[Plotting code records]
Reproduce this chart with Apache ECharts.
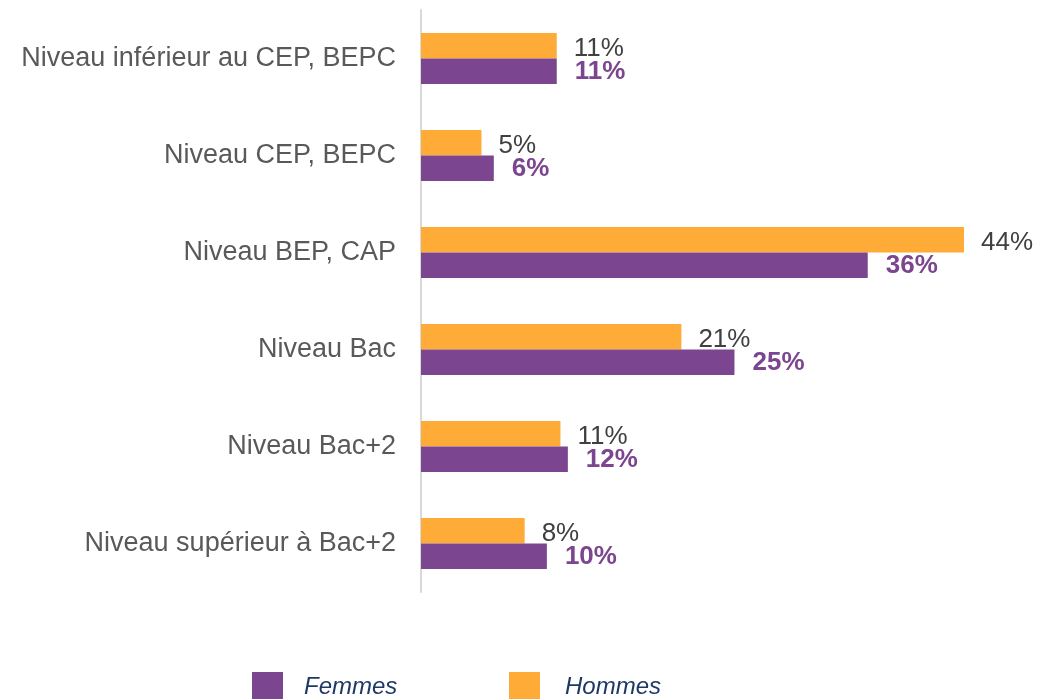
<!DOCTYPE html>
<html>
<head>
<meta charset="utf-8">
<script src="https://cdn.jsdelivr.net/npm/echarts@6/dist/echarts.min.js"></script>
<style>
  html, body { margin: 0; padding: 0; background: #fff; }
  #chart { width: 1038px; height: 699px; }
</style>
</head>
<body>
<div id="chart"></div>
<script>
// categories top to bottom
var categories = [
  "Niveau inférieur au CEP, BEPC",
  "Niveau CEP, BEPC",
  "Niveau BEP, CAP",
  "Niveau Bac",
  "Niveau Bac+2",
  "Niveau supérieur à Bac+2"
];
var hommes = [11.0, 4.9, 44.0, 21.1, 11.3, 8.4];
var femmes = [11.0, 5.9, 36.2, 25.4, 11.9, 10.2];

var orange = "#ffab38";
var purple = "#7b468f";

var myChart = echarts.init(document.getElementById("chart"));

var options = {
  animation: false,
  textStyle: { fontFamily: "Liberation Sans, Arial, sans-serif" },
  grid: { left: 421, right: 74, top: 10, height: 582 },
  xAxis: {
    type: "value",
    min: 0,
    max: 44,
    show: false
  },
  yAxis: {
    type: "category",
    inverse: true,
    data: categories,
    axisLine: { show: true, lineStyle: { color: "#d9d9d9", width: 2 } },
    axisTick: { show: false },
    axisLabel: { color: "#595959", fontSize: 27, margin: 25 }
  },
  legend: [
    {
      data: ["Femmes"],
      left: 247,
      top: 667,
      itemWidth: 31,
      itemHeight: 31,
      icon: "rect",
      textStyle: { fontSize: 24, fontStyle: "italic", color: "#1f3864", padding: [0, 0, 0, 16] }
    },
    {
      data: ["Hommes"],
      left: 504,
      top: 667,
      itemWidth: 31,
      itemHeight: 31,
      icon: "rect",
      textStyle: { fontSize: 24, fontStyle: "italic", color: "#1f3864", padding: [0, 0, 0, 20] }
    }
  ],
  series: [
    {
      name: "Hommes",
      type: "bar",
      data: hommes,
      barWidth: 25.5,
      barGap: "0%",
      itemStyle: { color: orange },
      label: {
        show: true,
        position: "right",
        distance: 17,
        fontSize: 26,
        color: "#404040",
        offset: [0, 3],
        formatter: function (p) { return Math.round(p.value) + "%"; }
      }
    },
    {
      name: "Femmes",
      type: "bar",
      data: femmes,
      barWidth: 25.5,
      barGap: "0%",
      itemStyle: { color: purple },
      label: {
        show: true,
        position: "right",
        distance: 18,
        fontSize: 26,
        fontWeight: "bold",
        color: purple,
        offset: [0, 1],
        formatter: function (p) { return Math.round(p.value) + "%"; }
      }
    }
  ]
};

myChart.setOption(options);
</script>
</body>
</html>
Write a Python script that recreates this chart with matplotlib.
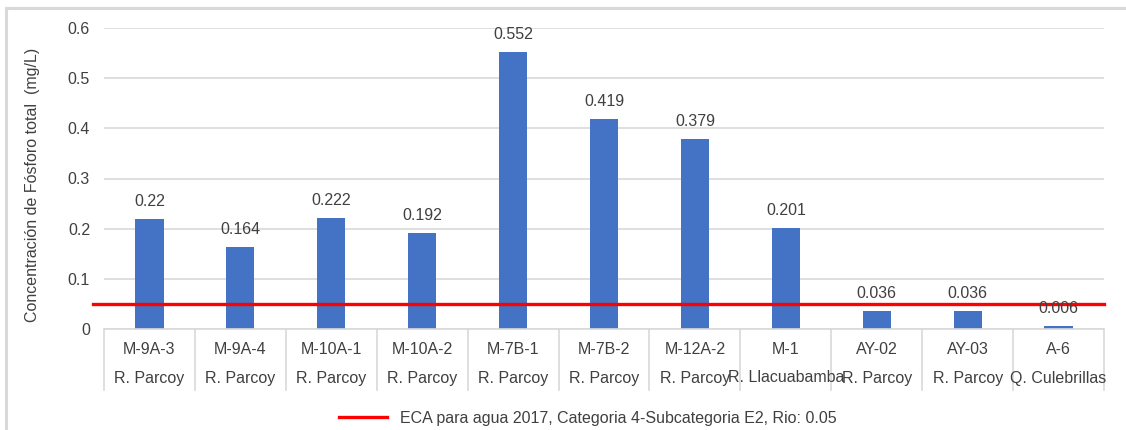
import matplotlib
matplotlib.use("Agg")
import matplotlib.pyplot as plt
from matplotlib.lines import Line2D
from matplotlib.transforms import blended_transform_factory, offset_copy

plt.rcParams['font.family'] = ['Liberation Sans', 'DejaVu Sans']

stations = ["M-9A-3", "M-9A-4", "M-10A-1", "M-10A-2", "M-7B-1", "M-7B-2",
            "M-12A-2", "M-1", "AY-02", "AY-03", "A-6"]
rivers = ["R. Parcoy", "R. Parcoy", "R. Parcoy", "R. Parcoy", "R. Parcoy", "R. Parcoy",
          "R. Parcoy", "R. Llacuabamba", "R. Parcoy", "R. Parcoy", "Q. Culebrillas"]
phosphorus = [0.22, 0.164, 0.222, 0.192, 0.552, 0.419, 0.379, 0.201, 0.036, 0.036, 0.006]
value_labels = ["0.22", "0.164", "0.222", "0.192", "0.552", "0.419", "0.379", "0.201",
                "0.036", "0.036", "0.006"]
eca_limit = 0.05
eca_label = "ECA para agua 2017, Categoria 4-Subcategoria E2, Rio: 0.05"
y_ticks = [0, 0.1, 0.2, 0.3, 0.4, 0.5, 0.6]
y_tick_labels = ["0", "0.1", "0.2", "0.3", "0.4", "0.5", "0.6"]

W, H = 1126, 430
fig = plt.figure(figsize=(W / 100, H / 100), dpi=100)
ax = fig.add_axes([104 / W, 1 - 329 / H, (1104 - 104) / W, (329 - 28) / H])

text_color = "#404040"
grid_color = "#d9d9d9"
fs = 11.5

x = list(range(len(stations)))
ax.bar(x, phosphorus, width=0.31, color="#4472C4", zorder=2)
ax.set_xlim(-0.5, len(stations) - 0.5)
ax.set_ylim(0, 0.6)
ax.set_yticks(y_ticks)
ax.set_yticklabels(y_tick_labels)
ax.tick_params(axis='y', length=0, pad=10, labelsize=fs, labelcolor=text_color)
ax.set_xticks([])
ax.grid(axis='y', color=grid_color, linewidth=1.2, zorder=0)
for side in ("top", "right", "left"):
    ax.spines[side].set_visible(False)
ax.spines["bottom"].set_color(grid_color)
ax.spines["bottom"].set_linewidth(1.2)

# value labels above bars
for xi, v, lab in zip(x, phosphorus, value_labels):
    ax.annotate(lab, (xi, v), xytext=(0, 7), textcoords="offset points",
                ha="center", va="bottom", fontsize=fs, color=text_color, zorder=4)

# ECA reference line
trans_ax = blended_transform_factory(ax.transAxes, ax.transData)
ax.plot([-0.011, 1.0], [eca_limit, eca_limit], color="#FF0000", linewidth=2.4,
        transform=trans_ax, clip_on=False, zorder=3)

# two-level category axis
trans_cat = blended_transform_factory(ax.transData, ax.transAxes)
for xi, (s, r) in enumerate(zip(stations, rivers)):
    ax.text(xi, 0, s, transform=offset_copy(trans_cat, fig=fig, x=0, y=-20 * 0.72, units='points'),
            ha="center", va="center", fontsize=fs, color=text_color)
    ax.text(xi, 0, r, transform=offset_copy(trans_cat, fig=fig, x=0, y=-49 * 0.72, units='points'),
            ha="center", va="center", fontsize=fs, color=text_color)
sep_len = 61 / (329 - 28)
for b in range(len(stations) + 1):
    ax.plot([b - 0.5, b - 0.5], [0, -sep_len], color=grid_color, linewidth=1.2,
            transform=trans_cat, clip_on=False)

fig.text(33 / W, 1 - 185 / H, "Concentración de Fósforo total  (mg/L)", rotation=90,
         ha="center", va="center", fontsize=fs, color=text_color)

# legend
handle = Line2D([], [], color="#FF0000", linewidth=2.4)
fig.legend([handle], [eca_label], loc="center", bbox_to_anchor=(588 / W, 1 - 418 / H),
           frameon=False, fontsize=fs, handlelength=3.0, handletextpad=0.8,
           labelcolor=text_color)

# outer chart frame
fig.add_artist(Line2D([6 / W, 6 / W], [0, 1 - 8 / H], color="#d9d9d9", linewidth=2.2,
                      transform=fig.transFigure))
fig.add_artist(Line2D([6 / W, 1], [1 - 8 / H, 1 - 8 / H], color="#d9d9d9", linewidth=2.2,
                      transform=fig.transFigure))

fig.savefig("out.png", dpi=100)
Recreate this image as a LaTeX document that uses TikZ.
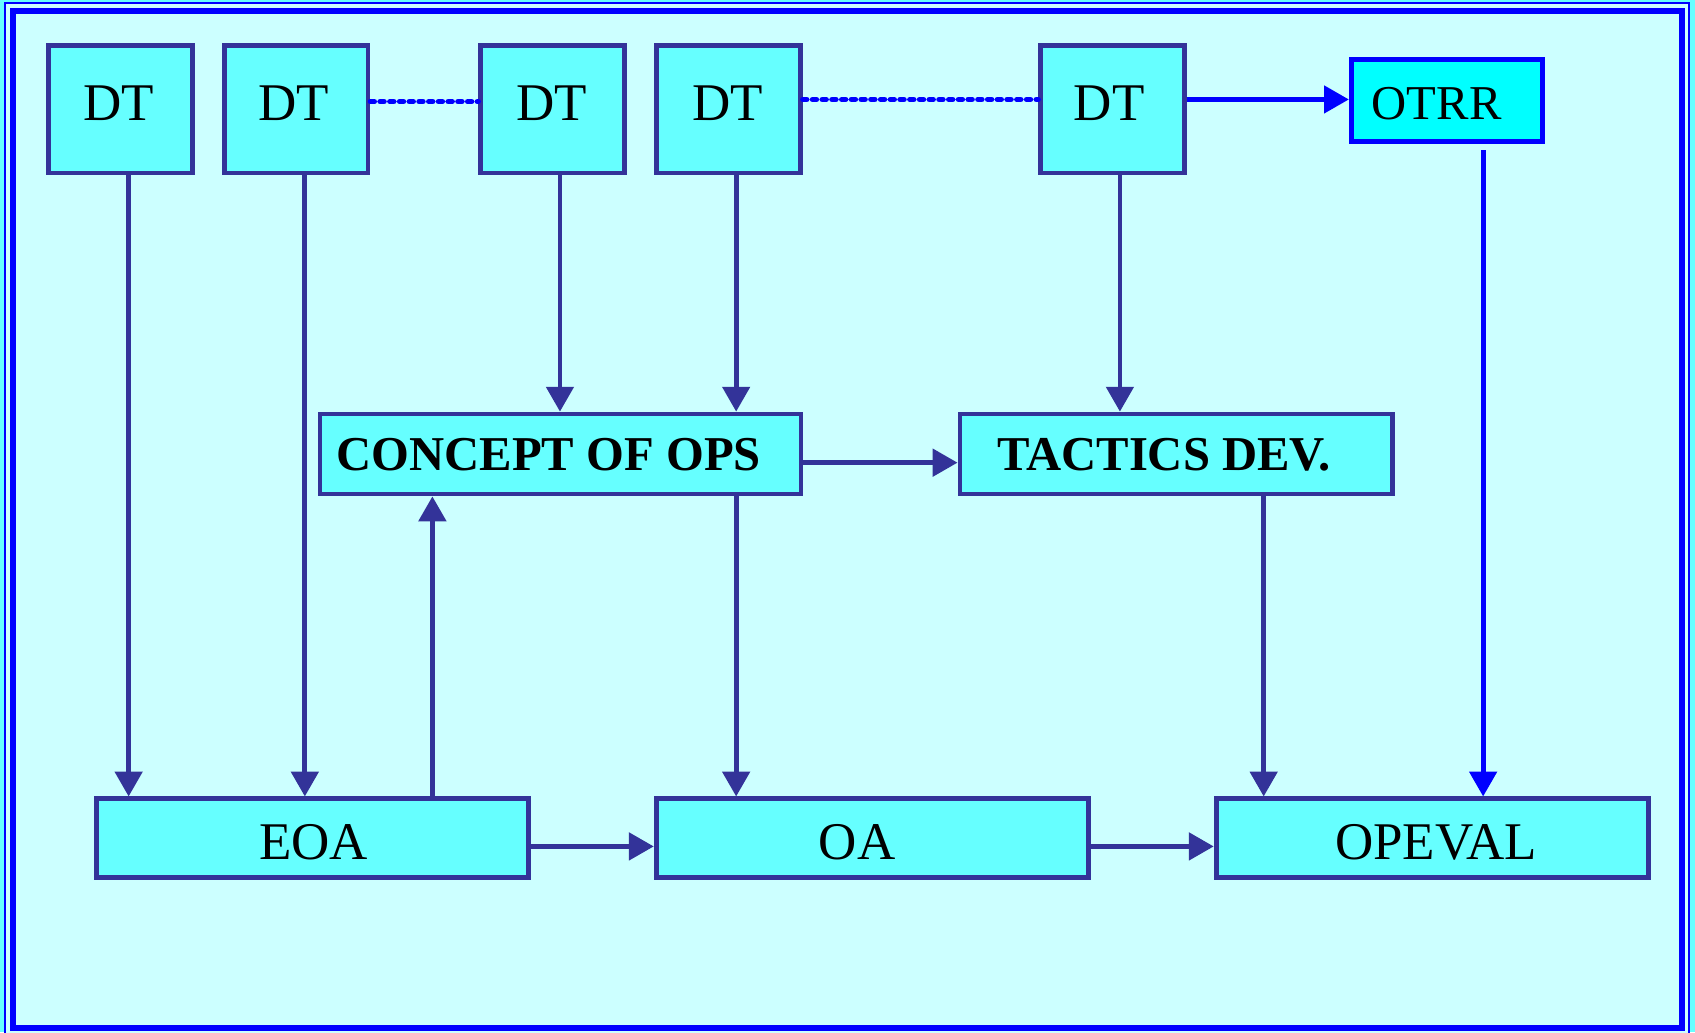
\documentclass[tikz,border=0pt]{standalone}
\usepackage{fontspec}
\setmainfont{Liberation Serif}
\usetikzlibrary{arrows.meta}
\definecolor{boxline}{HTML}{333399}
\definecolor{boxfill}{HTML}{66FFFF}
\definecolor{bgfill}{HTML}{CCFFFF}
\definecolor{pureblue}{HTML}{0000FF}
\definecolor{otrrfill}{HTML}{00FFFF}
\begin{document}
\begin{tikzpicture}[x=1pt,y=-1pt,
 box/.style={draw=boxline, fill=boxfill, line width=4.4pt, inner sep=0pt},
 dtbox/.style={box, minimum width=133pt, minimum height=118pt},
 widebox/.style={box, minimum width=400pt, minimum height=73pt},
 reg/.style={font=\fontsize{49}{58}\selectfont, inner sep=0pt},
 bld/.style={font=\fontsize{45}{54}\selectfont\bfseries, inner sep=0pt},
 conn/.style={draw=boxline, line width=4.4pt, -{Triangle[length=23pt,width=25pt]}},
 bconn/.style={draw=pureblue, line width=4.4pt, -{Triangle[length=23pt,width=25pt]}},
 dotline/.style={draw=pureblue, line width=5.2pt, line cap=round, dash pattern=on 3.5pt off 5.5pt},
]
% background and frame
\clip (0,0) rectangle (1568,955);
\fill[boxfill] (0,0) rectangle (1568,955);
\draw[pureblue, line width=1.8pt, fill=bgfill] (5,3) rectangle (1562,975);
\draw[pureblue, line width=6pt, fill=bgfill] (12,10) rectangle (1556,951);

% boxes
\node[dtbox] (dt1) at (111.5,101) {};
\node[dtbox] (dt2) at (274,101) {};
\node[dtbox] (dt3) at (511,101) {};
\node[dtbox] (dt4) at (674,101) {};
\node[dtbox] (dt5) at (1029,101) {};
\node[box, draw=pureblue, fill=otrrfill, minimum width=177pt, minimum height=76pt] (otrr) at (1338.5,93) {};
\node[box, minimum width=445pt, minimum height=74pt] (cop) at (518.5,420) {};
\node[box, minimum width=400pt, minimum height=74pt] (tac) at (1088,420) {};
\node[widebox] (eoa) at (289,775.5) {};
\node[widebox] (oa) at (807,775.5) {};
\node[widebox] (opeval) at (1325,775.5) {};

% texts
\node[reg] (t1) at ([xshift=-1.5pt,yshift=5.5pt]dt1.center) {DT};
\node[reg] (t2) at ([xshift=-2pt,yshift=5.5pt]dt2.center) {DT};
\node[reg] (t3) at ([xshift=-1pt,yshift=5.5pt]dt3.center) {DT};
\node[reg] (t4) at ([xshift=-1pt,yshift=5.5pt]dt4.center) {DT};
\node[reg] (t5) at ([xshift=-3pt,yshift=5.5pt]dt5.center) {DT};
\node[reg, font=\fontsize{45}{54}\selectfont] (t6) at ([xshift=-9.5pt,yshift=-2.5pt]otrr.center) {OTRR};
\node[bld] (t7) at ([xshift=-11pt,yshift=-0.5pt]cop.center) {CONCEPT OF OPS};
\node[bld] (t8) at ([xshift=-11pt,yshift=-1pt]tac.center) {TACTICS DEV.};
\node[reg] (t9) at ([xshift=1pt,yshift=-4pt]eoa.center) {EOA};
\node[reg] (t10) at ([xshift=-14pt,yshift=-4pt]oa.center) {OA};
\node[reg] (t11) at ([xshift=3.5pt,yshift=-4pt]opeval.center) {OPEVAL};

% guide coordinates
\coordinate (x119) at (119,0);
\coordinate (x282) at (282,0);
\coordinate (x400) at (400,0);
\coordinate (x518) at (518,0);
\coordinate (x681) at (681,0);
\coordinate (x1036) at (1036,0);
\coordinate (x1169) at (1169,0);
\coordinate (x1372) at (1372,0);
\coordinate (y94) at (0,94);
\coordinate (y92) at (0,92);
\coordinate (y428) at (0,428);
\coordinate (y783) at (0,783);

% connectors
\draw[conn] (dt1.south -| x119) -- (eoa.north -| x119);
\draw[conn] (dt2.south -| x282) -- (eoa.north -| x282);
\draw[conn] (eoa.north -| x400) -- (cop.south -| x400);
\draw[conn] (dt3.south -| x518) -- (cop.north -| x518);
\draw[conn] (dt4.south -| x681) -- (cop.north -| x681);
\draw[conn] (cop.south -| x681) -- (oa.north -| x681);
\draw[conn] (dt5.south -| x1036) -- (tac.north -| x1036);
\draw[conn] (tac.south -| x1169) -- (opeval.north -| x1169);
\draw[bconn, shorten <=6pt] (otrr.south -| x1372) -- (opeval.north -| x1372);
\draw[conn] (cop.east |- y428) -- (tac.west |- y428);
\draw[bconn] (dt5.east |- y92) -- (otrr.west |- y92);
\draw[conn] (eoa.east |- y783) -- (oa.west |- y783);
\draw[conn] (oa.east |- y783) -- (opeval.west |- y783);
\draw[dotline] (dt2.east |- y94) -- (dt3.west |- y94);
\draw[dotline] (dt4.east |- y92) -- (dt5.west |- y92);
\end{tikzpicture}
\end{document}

YOUR TASK: Quote only the lines running from the line with "Write a Python" to the line with "plt.rcParams['font.family'] = ['Liberation", ends included, exactly as they appear and without the pictures.

SOLUTION TO THIS PROBLEM:
Write a Python script that recreates this chart with matplotlib.
import matplotlib
matplotlib.use("Agg")
import matplotlib.pyplot as plt
from matplotlib.lines import Line2D
from matplotlib.transforms import blended_transform_factory, offset_copy

plt.rcParams['font.family'] = ['Liberation Sans', 'DejaVu Sans']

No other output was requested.